Gilles Dumas is a French rugby league football coach and former player. He is the coach of French Elite One Championship club, Saint-Gaudens Bears and previously Toulouse Olympique. He previously coached the French national team while coaching Saint Gaudens in the Elite 1 Championship in the 1990s and 2000s. Dumas was a France national representative goal-kicking , scrum- or stand-off half back in his playing days during the 1980s and 1990s.

==Playing career==
In early 1986 Dumas was selected to play for the France national rugby league team at in a match against Great Britain for the 1985–88 World Cup tournament, scoring a try and kicking a goal on his national debut. During the 1986 Kangaroo tour of Great Britain and France Dumas played for France in both Test matches against Australia, the first at fullback and the second from the bench.
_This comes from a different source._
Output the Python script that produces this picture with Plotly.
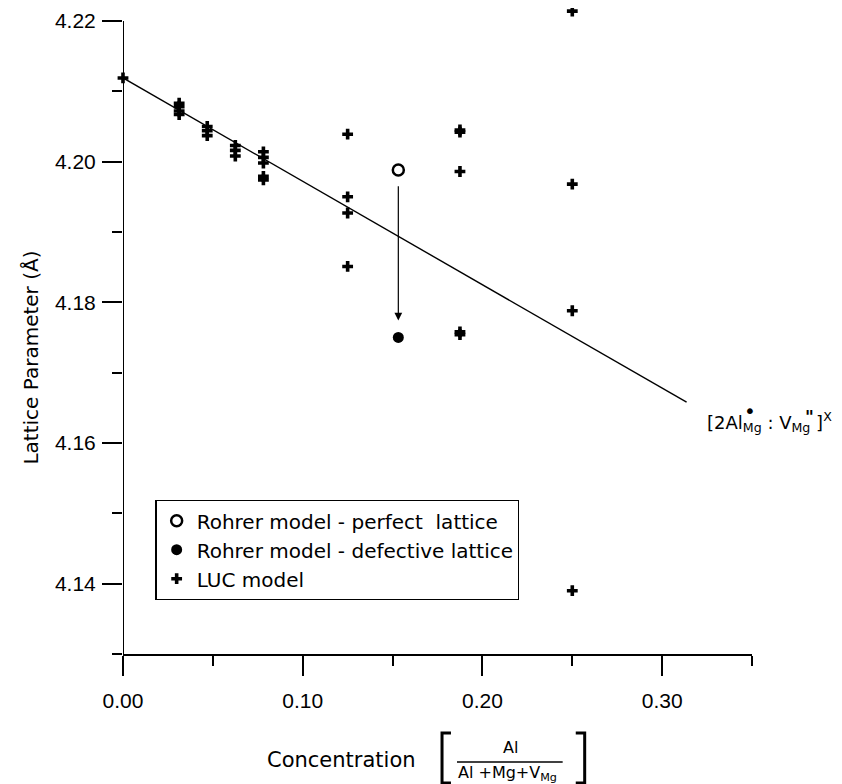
import plotly.graph_objects as go

# ---- data ----
luc_x = [0.0,
         0.03125, 0.03125, 0.03125, 0.03125,
         0.046875, 0.046875, 0.046875,
         0.0625, 0.0625, 0.0625,
         0.078125, 0.078125, 0.078125, 0.078125, 0.078125,
         0.125, 0.125, 0.125, 0.125,
         0.1875, 0.1875, 0.1875, 0.1875, 0.1875,
         0.25, 0.25, 0.25, 0.25]
luc_y = [4.2119,
         4.2083, 4.2078, 4.2072, 4.2067,
         4.2050, 4.2044, 4.2037,
         4.2023, 4.2016, 4.2008,
         4.2014, 4.2006, 4.1998, 4.1979, 4.1974,
         4.2039, 4.1950, 4.1927, 4.1851,
         4.2045, 4.2042, 4.1986, 4.1758, 4.1754,
         4.2214, 4.1968, 4.1788, 4.1390]

perfect_x = [0.1532]
perfect_y = [4.1988]
defective_x = [0.1532]
defective_y = [4.1750]

arrow_from = 4.1967
arrow_to = 4.1774

fit_x = [0.0, 0.3136]
fit_y = [4.2119, 4.1658]

x_ticks = [0.0, 0.1, 0.2, 0.3]
x_tick_text = ["0.00", "0.10", "0.20", "0.30"]
x_minor = [0.05, 0.15, 0.25, 0.35]
y_ticks = [4.14, 4.16, 4.18, 4.20, 4.22]
y_tick_text = ["4.14", "4.16", "4.18", "4.20", "4.22"]
y_minor = [4.13, 4.15, 4.17, 4.19, 4.21]

TXT = "DejaVu Sans"
NUM = "Liberation Sans"

fig = go.Figure()
fig.add_trace(go.Scatter(x=fit_x, y=fit_y, mode="lines",
                         line=dict(color="black", width=1.4),
                         showlegend=False, hoverinfo="skip"))
fig.add_trace(go.Scatter(x=perfect_x, y=perfect_y, mode="markers",
                         name="Rohrer model - perfect  lattice",
                         marker=dict(symbol="circle-open", size=11, color="black",
                                     line=dict(width=2.5, color="black")),
                         cliponaxis=False))
fig.add_trace(go.Scatter(x=defective_x, y=defective_y, mode="markers",
                         name="Rohrer model - defective lattice",
                         marker=dict(symbol="circle", size=11, color="black"),
                         cliponaxis=False))
fig.add_trace(go.Scatter(x=luc_x, y=luc_y, mode="markers",
                         name="LUC model",
                         marker=dict(symbol="cross", size=9, color="black",
                                     line=dict(width=0)),
                         cliponaxis=False))

# y axis line stops at the top major tick
fig.add_shape(type="line", xref="x", yref="y", x0=x_ticks[0], x1=x_ticks[0],
              y0=y_minor[0], y1=y_ticks[-1], line=dict(color="black", width=2))

# arrow from perfect to defective
fig.add_annotation(x=perfect_x[0], y=arrow_to, ax=perfect_x[0], ay=arrow_from,
                   xref="x", yref="y", axref="x", ayref="y", text="",
                   showarrow=True, arrowhead=2, arrowsize=1.3, arrowwidth=1.2,
                   arrowcolor="black", standoff=0, startstandoff=0)

# Kröger-Vink label
fig.add_annotation(x=0.3240, y=4.1630, xref="x", yref="y", xanchor="left", yanchor="middle",
                   text="[2Al<sub>Mg</sub> : V<sub>Mg</sub> ]<sup>X</sup>",
                   showarrow=False, font=dict(family=TXT, size=18, color="black"))
fig.add_annotation(x=1.0, y=0.3775, xref="paper", yref="paper", xanchor="center", yanchor="middle",
                   xshift=-2.5,
                   text="•", showarrow=False, font=dict(family=TXT, size=20, color="black"))
fig.add_annotation(x=1.0913, y=0.367, xref="paper", yref="paper", xanchor="center", yanchor="middle",
                   text="<b>\"</b>", showarrow=False, font=dict(family=TXT, size=17, color="black"))

# y title
fig.add_annotation(x=-0.147, y=0.4589, xref="paper", yref="paper", textangle=-90,
                   xanchor="center", yanchor="middle",
                   text="Lattice Parameter (Å)", showarrow=False,
                   font=dict(family=TXT, size=20, color="black"))

# x title with fraction
fig.add_annotation(x=0.3468, y=-0.1643, xref="paper", yref="paper",
                   xanchor="center", yanchor="middle",
                   text="Concentration", showarrow=False,
                   font=dict(family=TXT, size=21, color="black"))
fig.add_annotation(x=0.6167, y=-0.1457, xref="paper", yref="paper",
                   xanchor="center", yanchor="middle",
                   text="Al", showarrow=False,
                   font=dict(family=TXT, size=16, color="black"))
fig.add_annotation(x=0.6119, y=-0.1860, xref="paper", yref="paper",
                   xanchor="center", yanchor="middle",
                   text="Al +Mg+V<sub>Mg</sub>", showarrow=False,
                   font=dict(family=TXT, size=16, color="black"))
fig.add_shape(type="line", xref="paper", yref="paper", x0=0.531, x1=0.699,
              y0=-0.1674, y1=-0.1674, line=dict(color="black", width=1.5))
fig.add_shape(type="path", xref="paper", yref="paper",
              path="M 0.5214,-0.1225 L 0.5072,-0.1225 L 0.5072,-0.2000 L 0.5214,-0.2000",
              line=dict(color="black", width=3))
fig.add_shape(type="path", xref="paper", yref="paper",
              path="M 0.7198,-0.1225 L 0.7340,-0.1225 L 0.7340,-0.2000 L 0.7198,-0.2000",
              line=dict(color="black", width=3))

fig.update_layout(
    width=834, height=776,
    margin=dict(l=114.5, r=89.5, t=1, b=130),
    paper_bgcolor="white", plot_bgcolor="white",
    showlegend=True,
    legend=dict(x=0.0516, y=0.0837, xanchor="left", yanchor="bottom",
                bordercolor="black", borderwidth=1.2, bgcolor="white",
                font=dict(family=TXT, size=20, color="black"),
                itemsizing="trace", tracegroupgap=0),
    xaxis=dict(range=[0, 0.35], showgrid=False, zeroline=False,
               showline=True, linecolor="black", linewidth=2,
               ticks="outside", ticklen=20, tickwidth=2, tickcolor="black",
               tickvals=x_ticks, ticktext=x_tick_text, ticklabelstandoff=7,
               tickfont=dict(family=NUM, size=21, color="black"),
               minor=dict(tickvals=x_minor, ticks="outside", ticklen=10,
                          tickwidth=2, tickcolor="black", showgrid=False)),
    yaxis=dict(range=[4.13, 4.2217], showgrid=False, zeroline=False,
               showline=False,
               ticks="outside", ticklen=20, tickwidth=2, tickcolor="black",
               tickvals=y_ticks, ticktext=y_tick_text, ticklabelstandoff=2,
               tickfont=dict(family=NUM, size=21, color="black"),
               minor=dict(tickvals=y_minor, ticks="outside", ticklen=10,
                          tickwidth=2, tickcolor="black", showgrid=False)),
)

fig.write_html("out.html")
Playing as a scrum half but eventually settling into the position, he continued representing France in matches for the 1989–92 World Cup tournament as well.

==Coaching career==
Dumas starting coaching the France national rugby league team in 1998. He coached the French in their campaign for the 2000 World Cup. Dumas was national coach for the 2001 French rugby league tour of New Zealand and Papua New Guinea. During the 2002 New Zealand rugby league tour of Great Britain and France he coached the France national team as they hosted the Kiwis. During the 2003 Kangaroo tour of Great Britain and France Dumas coached the France national team as they hosted the Australians.

In May 2008, Dumas was appointed head coach of Toulouse Olympique ahead of the 2009 season, the club's first participating in the RFL Championship. From June 2013, he worked alongside assistant coaches Sylvain Houlès and Adam Innes, before departing the club in December 2013.